No caso do PM Maurício Alves da Silva, a justificativa foi semelhante. Quando seu testemunho contra os ativistas acusados de quadrilha armada foi questionado na Justiça, a vara criminal alegou que “o que houve foi a coleta de informações, por parte do retromencionado policial, em lugares abertos ao público, vale dizer, durante atos em que a presença de qualquer pessoa era permitida, não tendo havido necessidade de o aludido policial se fazer passar por membro de qualquer um dos grupos criminosos investigados”. A desculpa era que infiltração mesmo só ocorre quando se trata de organização criminosa – aí sim existe a Lei 12.850/2013, que determina parâmetros para infiltração: tem de ser previamente autorizada por um juiz e deve haver indicativo de um crime cuja prova não pode ser produzida por outros meios. Além disso, o prazo máximo da infiltração é de seis meses.
Para o desembargador do TJ-RJ que julgou o pedido de anulação do depoimento de Maurício em segunda instância, como os ativistas são acusados por “associação criminosa” e não “organização criminosa”, não se pode falar em agente infiltrado. “O mesmo coletava informações sem qualquer vinculação a uma organização criminosa específica, não sendo a sua atuação de um agente infiltrado, e sim de um agente da inteligência cuja atividade é a defesa do próprio Estado”, escreveu ele.

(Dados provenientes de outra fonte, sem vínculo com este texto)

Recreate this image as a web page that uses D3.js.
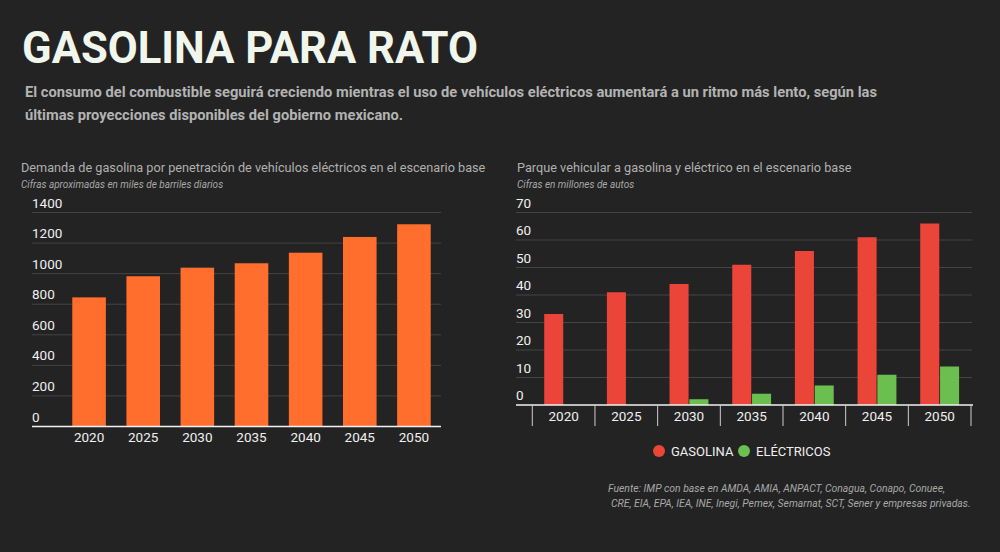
<!DOCTYPE html>
<html>
<head>
<meta charset="utf-8">
<script src="https://cdn.jsdelivr.net/npm/d3@7"></script>
<style>
  body { margin: 0; background: #232323; }
  svg { display: block; font-family: Roboto, "Noto Sans", sans-serif; }
</style>
</head>
<body>
<svg width="1000" height="552"></svg>
<script>
// data
var years = ["2020", "2025", "2030", "2035", "2040", "2045", "2050"];
var demanda = [845, 983, 1039, 1068, 1137, 1240, 1323];
var gasolina = [33.1, 41, 44, 51, 56, 61, 66];
var electricos = [0, 0, 2.1, 4.1, 7.1, 11, 14];
var leftTicks = [0, 200, 400, 600, 800, 1000, 1200, 1400];
var rightTicks = [0, 10, 20, 30, 40, 50, 60, 70];
var seriesNames = ["GASOLINA", "ELÉCTRICOS"];
var seriesColors = ["#ea4538", "#6abf4f"];

var svg = d3.select("svg");
var bg = "#232323";
var gridColor = "#444";
var labelColor = "#f0f0f0";

svg.append("rect").attr("width", 1000).attr("height", 552).attr("fill", bg);

// header
svg.append("text")
    .attr("x", 22).attr("y", 63)
    .attr("font-size", 44).attr("font-weight", 700)
    .attr("fill", "#f0f6ec")
    .attr("textLength", 456).attr("lengthAdjust", "spacingAndGlyphs")
    .text("GASOLINA PARA RATO");

svg.append("text")
    .attr("x", 25).attr("y", 97)
    .attr("font-size", 15).attr("font-weight", 700)
    .attr("fill", "#b3b3b3")
    .attr("textLength", 852).attr("lengthAdjust", "spacingAndGlyphs")
    .text("El consumo del combustible seguirá creciendo mientras el uso de vehículos eléctricos aumentará a un ritmo más lento, según las");
svg.append("text")
    .attr("x", 25).attr("y", 120)
    .attr("font-size", 15).attr("font-weight", 700)
    .attr("fill", "#b3b3b3")
    .attr("textLength", 378).attr("lengthAdjust", "spacingAndGlyphs")
    .text("últimas proyecciones disponibles del gobierno mexicano.");

function chartTitle(x, title, sub) {
    svg.append("text")
        .attr("x", x).attr("y", 172)
        .attr("font-size", 12.7).attr("fill", "#b0b0b0")
        .text(title);
    svg.append("text")
        .attr("x", x).attr("y", 187.5)
        .attr("font-size", 10).attr("font-style", "italic").attr("fill", "#a8a8a8")
        .text(sub);
}

chartTitle(21, "Demanda de gasolina por penetración de vehículos eléctricos en el escenario base",
    "Cifras aproximadas en miles de barriles diarios");
chartTitle(517, "Parque vehicular a gasolina y eléctrico en el escenario base",
    "Cifras en millones de autos");

function grid(g, ticks, yScale, x0, x1) {
    g.selectAll(".grid")
        .data(ticks.filter(d => d != 0))
        .enter().append("line")
        .attr("x1", x0).attr("x2", x1)
        .attr("y1", d => yScale(d)).attr("y2", d => yScale(d))
        .attr("stroke", gridColor).attr("stroke-width", 1);

    g.selectAll(".ylab")
        .data(ticks)
        .enter().append("text")
        .attr("x", x0).attr("y", d => yScale(d) - 5)
        .attr("font-size", 13.5)
        .attr("fill", labelColor)
        .text(d => d);
}

// left chart
var left = svg.append("g");
var yL = d3.scaleLinear().domain([0, 1400]).range([426.5, 212.5]);
var xL = d3.scaleBand().domain(years).range([62, 441]).paddingInner(0.38).paddingOuter(0.19);

grid(left, leftTicks, yL, 32, 441);

left.selectAll(".bar")
    .data(demanda)
    .enter().append("rect")
    .attr("x", (d, i) => xL(years[i]))
    .attr("width", xL.bandwidth())
    .attr("y", d => yL(d))
    .attr("height", d => yL(0) - yL(d))
    .attr("fill", "#ff6e2c");

left.append("line")
    .attr("x1", 32).attr("x2", 441)
    .attr("y1", yL(0)).attr("y2", yL(0))
    .attr("stroke", "#f2f2f2").attr("stroke-width", 1.5);

left.selectAll(".xlab")
    .data(years)
    .enter().append("text")
    .attr("x", d => xL(d) + xL.bandwidth() / 2)
    .attr("y", 442)
    .attr("text-anchor", "middle")
    .attr("font-size", 13.5)
    .attr("fill", labelColor)
    .text(d => d);

// right chart
var right = svg.append("g");
var yR = d3.scaleLinear().domain([0, 70]).range([405, 212.5]);
var xR = d3.scaleBand().domain(years).range([532.3, 971]).paddingInner(0.38).paddingOuter(0.19);
var xSub = d3.scaleBand().domain(seriesNames).range([0, xR.bandwidth()]).paddingInner(0.04);

grid(right, rightTicks, yR, 516, 972);

var groups = right.selectAll(".grp")
    .data(years)
    .enter().append("g")
    .attr("transform", d => "translate(" + xR(d) + ",0)");

groups.selectAll("rect")
    .data((d, i) => [gasolina[i], electricos[i]])
    .enter().append("rect")
    .attr("x", (d, j) => xSub(seriesNames[j]))
    .attr("width", xSub.bandwidth())
    .attr("y", d => yR(d))
    .attr("height", d => yR(0) - yR(d))
    .attr("fill", (d, j) => seriesColors[j]);

right.append("line")
    .attr("x1", 516).attr("x2", 973)
    .attr("y1", yR(0)).attr("y2", yR(0))
    .attr("stroke", "#f2f2f2").attr("stroke-width", 1.5);

// tick marks between categories
var tickPos = years.map(d => xR(d) - xR.step() * xR.paddingOuter());
tickPos.push(xR.range()[1]);
right.selectAll(".tick")
    .data(tickPos)
    .enter().append("line")
    .attr("x1", d => d).attr("x2", d => d)
    .attr("y1", yR(0)).attr("y2", 426)
    .attr("stroke", "#cfcfcf").attr("stroke-width", 1);

right.selectAll(".xlab")
    .data(years)
    .enter().append("text")
    .attr("x", d => xR(d) + xR.bandwidth() / 2)
    .attr("y", 421)
    .attr("text-anchor", "middle")
    .attr("font-size", 13.5)
    .attr("fill", labelColor)
    .text(d => d);

// legend
var legendX = [659, 744];
var legend = right.selectAll(".leg")
    .data(seriesNames)
    .enter().append("g")
    .attr("transform", (d, i) => "translate(" + legendX[i] + ",451)");
legend.append("circle").attr("r", 6).attr("fill", (d, i) => seriesColors[i]);
legend.append("text")
    .attr("x", 12).attr("y", 5)
    .attr("font-size", 13)
    .attr("fill", labelColor)
    .text(d => d);

// source
svg.append("text")
    .attr("x", 608).attr("y", 491.5)
    .attr("font-size", 10.4).attr("font-style", "italic").attr("fill", "#a8a8a8")
    .text("Fuente: IMP con base en AMDA, AMIA, ANPACT, Conagua, Conapo, Conuee,");
svg.append("text")
    .attr("x", 611).attr("y", 506.5)
    .attr("font-size", 10.4).attr("font-style", "italic").attr("fill", "#a8a8a8")
    .text("CRE, EIA, EPA, IEA, INE, Inegi, Pemex, Semarnat, SCT, Sener y empresas privadas.");
</script>
</body>
</html>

Ao analisar a legislação de vigilância e privacidade no Brasil, a advogada Joana Varon, diretora da organização Coding Rights, concluiu que há motivos para preocupação. Ela destaca, além das já citadas, a Lei Antiterror, e também a resolução 596/12 da Anatel, que obriga as empresas de telefonia a permitir acesso a aplicativos, sistemas, recursos e facilidades tecnológicas utilizados por elas “para coleta, tratamento e apresentação de dados, informações e outros aspectos”. “Todo esse cenário, aliado a grandes investimentos e importações de equipamentos e treinamentos, instrumentalizou o governo para práticas de vigilância bastante invasivas e em detrimento da privacidade dos cidadãos”, diz.
O professor Marcelo Lopes de Souza, do Departamento de Geografia da Universidade Federal do Rio de Janeiro (UFRJ), avalia que o endurecimento penal se inscreve num processo mais amplo, de militarização da questão urbana no Brasil. Isso significa que as cidades estão se tornando palco cada vez mais de ações militarizadas, controladas e vigiadas. Aparatos típicos de zonas de combate passam a ser utilizados nas cidades – o uso das Forças Armadas pela GLO na Olimpíada e, agora, na gestão da crise nos presídios, são dois exemplos, “com o envolvimento das Forças Armadas em assuntos de natureza policial – e, de um ângulo crítico, são, em última análise, assuntos de natureza sobretudo social”, explica o professor. Autor dos livros Fobópole (editora Bertrand Brasil) e Dos espaços de controle aos territórios dissidentes (editora Consequência), ele diz que “os megaeventos não são o ingrediente principal: são um ingrediente a mais, e em parte também um pretexto conveniente”.
Já Stephen Graham, professor de Arquitetura e Planejamento na Universidade de Newcastle, Inglaterra, e autor do livro Cidades sitiadas: o novo urbanismo militar (editora Boitempo), chama atenção para o papel dos megaeventos na tendência mundial de militarização das cidades. “São fundamentais! São eles as ‘vitrines’ para os equipamentos de segurança mais modernos; dão água na boca do complexo-industrial-de-segurança-e-vigilância por causa dos enormes orçamentos que estão em jogo; são eles o local e a hora em que muitas leis limitando a vigilância e a experimentação de novas técnicas são removidas; e são os espaços de experimentação para novas técnicas, que podem ser difundidas em outros lugares.”
Atualização: A reportagem afirmava erroneamente que o decreto de LGO foi assinado pela ex-presidente Dilma Rousseff. Foi Michel Temer quem o assinou, em 8/8/2016.